When I am older, I am going to be a food taster for the Queen!
The Little Lady announced proudly from across the table in the cafe that we were sitting in.
A food taster? Whatcha mean?
I valiantly managed to say through a mouthful of the hearty Italian Sausage stew I was throwing down my neck.
It was a fabulous stew, it had some fancy name that sounded like something Madonna and Sylvester Stallone would name their lovechild. Fortunately, it didn't resemble anything that might have clawed its way out of Madonna's banjanna as she screeched Like a Prayer.
No, it was a glossy red and pungently spicy saucy stew with chunks of sausage bobbing around in it like a field in 90's Virginia.
Daddy, you know exactly what I mean. A food taster. You know, to taste the Queen's food to make sure it isn't poisoned?
The Little Lady rolled her eyes heavenward at the idiocy of men who fathered children.
There isn't quite the need for food tasters these days, lass. Times have changed a tad.
I smiled and patted her arm to soften the blow of telling her that her chosen career was a bag of shite and that she had better smarten herself up and think of something proper.

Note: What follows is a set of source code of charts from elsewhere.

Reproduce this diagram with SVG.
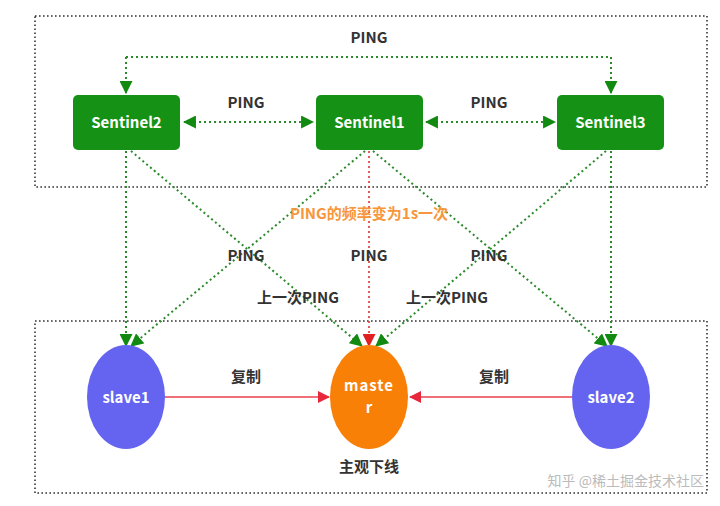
<svg xmlns="http://www.w3.org/2000/svg" width="720" height="506" viewBox="0 0 720 506">
<defs>
<style>
.frame{fill:none;stroke:#333;stroke-width:1.6;stroke-dasharray:1.6 2.4}
.sen{fill:#159215;}
.st{fill:#fff;font-family:"Noto Sans CJK SC","Liberation Sans",sans-serif;font-weight:bold;font-size:15px;text-anchor:middle}
.lbl{fill:#333;font-family:"Noto Sans CJK SC","Liberation Sans",sans-serif;font-weight:bold;font-size:15px;text-anchor:middle}
.g{fill:none;stroke:#2a8a2a;stroke-width:2;stroke-dasharray:2 3}
.r{fill:none;stroke:#d33;stroke-width:1.6;stroke-dasharray:2 3}
.rep{fill:none;stroke:#f0707a;stroke-width:2}
</style>
<marker id="ga" viewBox="0 0 12 12" refX="11" refY="6" markerWidth="13" markerHeight="13" markerUnits="userSpaceOnUse" orient="auto-start-reverse"><path d="M0,0 L12,6 L0,12 Z" fill="#128a12"/></marker>
<marker id="ra" viewBox="0 0 12 12" refX="11" refY="6" markerWidth="13" markerHeight="13" markerUnits="userSpaceOnUse" orient="auto"><path d="M0,0 L12,6 L0,12 Z" fill="#e02020"/></marker>
<marker id="pa" viewBox="0 0 12 12" refX="11" refY="6" markerWidth="12" markerHeight="12" markerUnits="userSpaceOnUse" orient="auto"><path d="M0,0 L12,6 L0,12 Z" fill="#e8283a"/></marker>
</defs>
<rect width="720" height="506" fill="#fff"/>
<rect class="frame" x="35" y="16" width="672" height="171"/>
<rect class="frame" x="35" y="321" width="672" height="172"/>
<g id="connectors">
<path class="g" d="M126,57 H611 V93" marker-end="url(#ga)"/>
<path class="g" d="M126,57 V93" marker-end="url(#ga)"/>
<path class="g" d="M184,122 H313" marker-start="url(#ga)" marker-end="url(#ga)"/>
<path class="g" d="M426,122 H555" marker-start="url(#ga)" marker-end="url(#ga)"/>
<path class="g" d="M126,151 V346" marker-end="url(#ga)"/>
<path class="g" d="M131,151 L362,346" marker-end="url(#ga)"/>
<path class="g" d="M365,151 L131,346" marker-end="url(#ga)"/>
<path class="g" d="M373,151 L607,346" marker-end="url(#ga)"/>
<path class="g" d="M606,151 L376,346" marker-end="url(#ga)"/>
<path class="g" d="M611,151 V346" marker-end="url(#ga)"/>
<path class="r" d="M369,151 V346" marker-end="url(#ra)"/>
<path class="rep" d="M165,397 H329" marker-end="url(#pa)"/>
<path class="rep" d="M572,397 H410" marker-end="url(#pa)"/>
</g>
<g id="sentinel2"><rect class="sen" x="73" y="95" width="107" height="55" rx="5"/><text class="st" x="126.5" y="128">Sentinel2</text></g>
<g id="sentinel1"><rect class="sen" x="316" y="95" width="107" height="55" rx="5"/><text class="st" x="369.5" y="128">Sentinel1</text></g>
<g id="sentinel3"><rect class="sen" x="557" y="95" width="107" height="55" rx="5"/><text class="st" x="610.5" y="128">Sentinel3</text></g>
<g id="slave1"><ellipse cx="126" cy="397" rx="39" ry="52" fill="#6464f0"/><text class="st" x="126" y="403">slave1</text></g>
<g id="master"><ellipse cx="369" cy="397" rx="39" ry="52" fill="#f98006"/><text class="st" x="369" y="391" letter-spacing="1">maste</text><text class="st" x="369" y="413">r</text></g>
<g id="slave2"><ellipse cx="611" cy="397" rx="39" ry="52" fill="#6464f0"/><text class="st" x="611" y="403">slave2</text></g>
<g id="labels">
<text class="lbl" x="369" y="43">PING</text>
<text class="lbl" x="246" y="108">PING</text>
<text class="lbl" x="489" y="108">PING</text>
<text class="lbl" x="369" y="219" style="fill:#f7963a">PING的频率变为1s一次</text>
<text class="lbl" x="246" y="261">PING</text>
<text class="lbl" x="369" y="261">PING</text>
<text class="lbl" x="489" y="261">PING</text>
<text class="lbl" x="298" y="303">上一次PING</text>
<text class="lbl" x="447" y="303">上一次PING</text>
<text class="lbl" x="246" y="382">复制</text>
<text class="lbl" x="494" y="382">复制</text>
<text class="lbl" x="369" y="472">主观下线</text>
<text x="704" y="486" style="fill:#bbb;font-family:'Noto Sans CJK SC',sans-serif;font-size:14px;text-anchor:end">知乎 @稀土掘金技术社区</text>
</g>
</svg>
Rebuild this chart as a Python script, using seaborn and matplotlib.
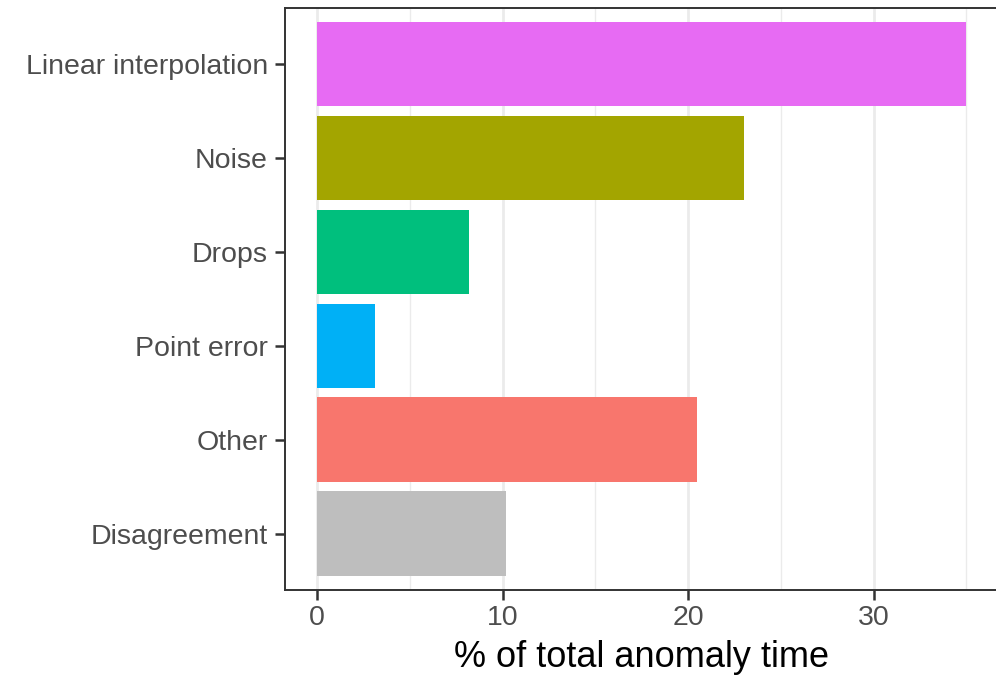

You can't stop me. The Queen needs a taster and I will be her taster as soon as I am old enough.
The Little Lady folder her arms sternly across her chest and glowered at me like a kitten angrily playing with a grape.
The Queen's ancient, lass. She will be dead and gone by the time you leave school.
Daft old Queen.
I laughed a little louder.
It was only then that I noticed my laughter seemed to be the only sound in what had previously been a bustling little cafe.
My cheek itched as if someone had flicked poo onto it and it was drying rapidly.
I looked off to my side. There was an old chap staring at me with a coldness rarely seen outside the Arctic circle. He was painfully thin but well-dressed, wearing a suit and a bright purple tie with a giant knot.
She will be lucky if she lasts till Christmas, eh!
I chuckled and nodded conspiratorially at the sharply dressed old Stick Man to my side.
Stick Man loudly declared to his wife who wore a startled expression on her face as if reading to the end of Chicken Little for the very first time.
As always in a situation where someone could be taking offence, my brain beat a hasty retreat and let my mouth do the talking.
Did you know that some people actually claim that the Queen is a Lizard person? Like an actual lizard?
I stuck my tongue out and hissed in a poor man's impersonation of a reptilian lizardy thing but which probably made me look more like a sad deflating tyre.
The Little Lady's eyes boggled.
A lizard? All green and scaly? But she doesn't look like a lizard?!
She looked upward as images of lizards dressed in ermine and chasing little mice no doubt coursed through her head.
I sneaked a glance over at Stick Man who was turning the same shade of purple as his tie.
Perhaps he was a lizard man, a chameleon beastie? Maybe somewhere in his nethers, a leathery sack was filling up with nefarious poison that he could spit at me?
I readied a backhand of justice in case he leapt at me and I had to strike him down.
She wears a mask, little one. That's why she looks so weird.
I imparted gravely.
Stick Man stood up, his wife in tow.
Youngsters nowadays, they want to learn how to respect their elders!
We ignored him, although I puffed up my chest at the idea of being classed as a youngster.
Some say the whole family are lizard people and they rule the world!
I spread my arms wide to demonstrate the abominable reach and power of the Lizard People.
Stick Man and his wife stomped out with a chorus of harrumphs that would make a small herd of Rhino proud.
Maybe I won't be a food taster for the Queen then?
The Little Lady looked a little miffed.
I leaned in close and spoke in a low voice.
Quite right darling. Let the lizards eat their poisoned cake.